Chartered Institute of Taxation of Nigeria (CITN) has
advised the Lagos State Internal Revenue Service (LIRS) to develop
strategies on how to integrate the informal sector into the tax system.
Mark Anthony Dike, president, CITN, who made the call
last week at the eighth annual Lagos State Taxation Stakeholders’
Conference, said such strategies will improve tax revenue generation
from the sector “and also how to meet their specific needs as a means of
encouraging compliance.”
Speaking further on the topic “Tax Compliance in 2015
and Beyond: Fiscal Imperatives of Utilisation of Internally Generated
Revenue,” Dike said “we understand that tax authorities are facing
numerous challenges in taxing the informal sector and its size is
growing day by day.”
In his words, “the informal sector, also referred to as
informal economy or in tax parlance ‘the-hard-to-tax-group,’ is the part
of an economy that is not taxed, monitored or included in any National
Gross Product, unlike a formal economy. The self-employed that belongs
to the informal sector are outside the formal economy and generally are
not on anyone’s payroll.”
In a related development, the CITN president noted that
Nigerian tax laws do not predicate tax compliance on efforts of
government in providing and caring for the citizens before they come
forward with their taxes as with other climes.

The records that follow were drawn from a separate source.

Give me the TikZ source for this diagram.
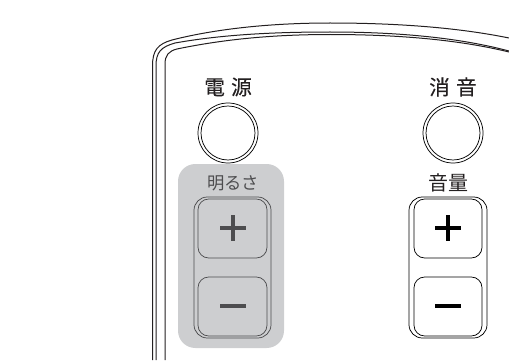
\documentclass[tikz,border=0pt]{standalone}
\usepackage{fontspec}
\newfontfamily\cjk{Noto Sans CJK JP}
\newfontfamily\cjkmed[FakeBold=0.25]{Noto Sans CJK JP}
\definecolor{panelgray}{HTML}{CDCED0}
\definecolor{inkgray}{HTML}{4D4D4F}
\definecolor{inkdark}{HTML}{231F20}
\tikzset{
  bodyline/.style={draw=inkdark,line width=0.75pt},
  btnline/.style={line width=0.55pt},
  label/.style={font=\cjkmed\fontsize{15.5}{15.5}\selectfont,text=inkdark,inner sep=0pt},
  sign/.style={line width=3.5pt},
}
\begin{document}
\begin{tikzpicture}[x=0.75pt,y=-0.75pt]
  \useasboundingbox (0,0) rectangle (509,360);

  % body of the remote
  \draw[bodyline] (152.5,360) -- (152.5,66) .. controls (152.5,50) and (158,44) .. (172,40) .. controls (215,29) and (270,23) .. (330,23) .. controls (400,23) and (460,28) .. (509,38);
  \draw[bodyline] (156,360) -- (156,66) .. controls (156,52) and (161,47) .. (175,43) .. controls (220,35) and (270,32) .. (330,32) .. controls (400,32) and (460,38) .. (509,51);
  \draw[bodyline] (165,360) -- (165,64) .. controls (165,55) and (169,51) .. (177,49) .. controls (225,39) and (275,34.5) .. (330,34.5) .. controls (400,34.5) and (460,40) .. (509,52);

  % round buttons
  \draw[btnline] (228,133) circle (30);
  \draw[btnline] (228,133) circle (27);
  \draw[btnline] (453,133) circle (30);
  \draw[btnline] (453,133) circle (27);

  % grey panel
  \fill[panelgray,rounded corners=13] (178,164) rectangle (284,348);

  % left pair
  \draw[btnline,draw=inkgray,rounded corners=10] (194,197) rectangle (271,338);
  \draw[btnline,draw=inkgray,rounded corners=8] (198,199) rectangle (267,258);
  \draw[btnline,draw=inkgray,rounded corners=8] (198,277) rectangle (267,336);
  \draw[sign,draw=inkgray] (220,228) -- (246,228);
  \draw[sign,draw=inkgray] (233,215) -- (233,241);
  \draw[sign,draw=inkgray] (220,306) -- (246,306);

  % right pair
  \draw[btnline,rounded corners=10] (409,197) rectangle (487,338);
  \draw[btnline,rounded corners=8] (414,199) rectangle (482,258);
  \draw[btnline,rounded corners=8] (414,277) rectangle (482,336);
  \draw[sign] (435,228) -- (461,228);
  \draw[sign] (448,215) -- (448,241);
  \draw[sign] (435,306) -- (461,306);

  \node[label] (power) at (228,87) {電\hspace{0.3em}源};
  \node[label] (mute) at (453,87) {消\hspace{0.3em}音};
  \node[label,text=inkgray,font=\cjk\fontsize{13}{13}\selectfont] (bright) at (233,183) {明るさ};
  \node[label,font=\cjk\fontsize{15}{15}\selectfont] (volume) at (448,183) {音量};
\end{tikzpicture}
\end{document}
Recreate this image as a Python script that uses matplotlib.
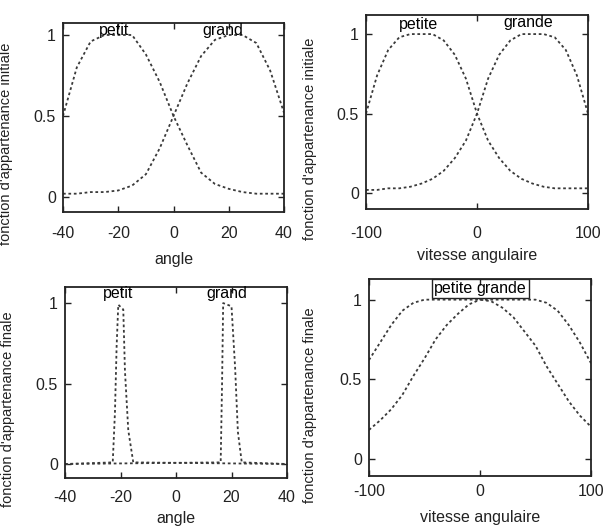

“However, the social contract between government and
taxpayers bind both sides in the interest of economic prosperity and
development. Both parties must know their rights and exercise same
responsibly,” the Institute’s president said.
He further said: “For the taxpayers, calls for defunding
of badly behaved government agencies that become an economic drag on
the commonwealth should not sound out of place as government performance
also constitutes part of the measurement yardstick for determining
continued flow of resources from the hands of the citizens to the public
coffers.”
The CITN president further said that while some
governments, especially at the state level, had over the years,
deliberately tinkered with their revenue mix for funding operations
thereby insulating the operations of government from oil revenue
volatility, to a large extent, others had left Nigerians asking the all
too obvious question how we chose not to establish a marked departure of
doing things differently after over 35 years since the last oil glut.
“The struggle is on to maintain a foothold on
macroeconomic indicators which are basic rudiments to measure economic
stability. The naira now exchanges for between N185 – N195/$1, depending
on where the foreign exchange is being sourced. The nation’s foreign
reserve is also not spared and it remains a matter of time before we see
the contagious effect on interest rates and inflation rates as well.
“In all, the nation’s revenue profile today looks bleak and dire such
that it has developed different economic austerity gears in the form of
scenarios, changes to which might impact positively or negatively, on
the macroeconomic indicators,” Dike said.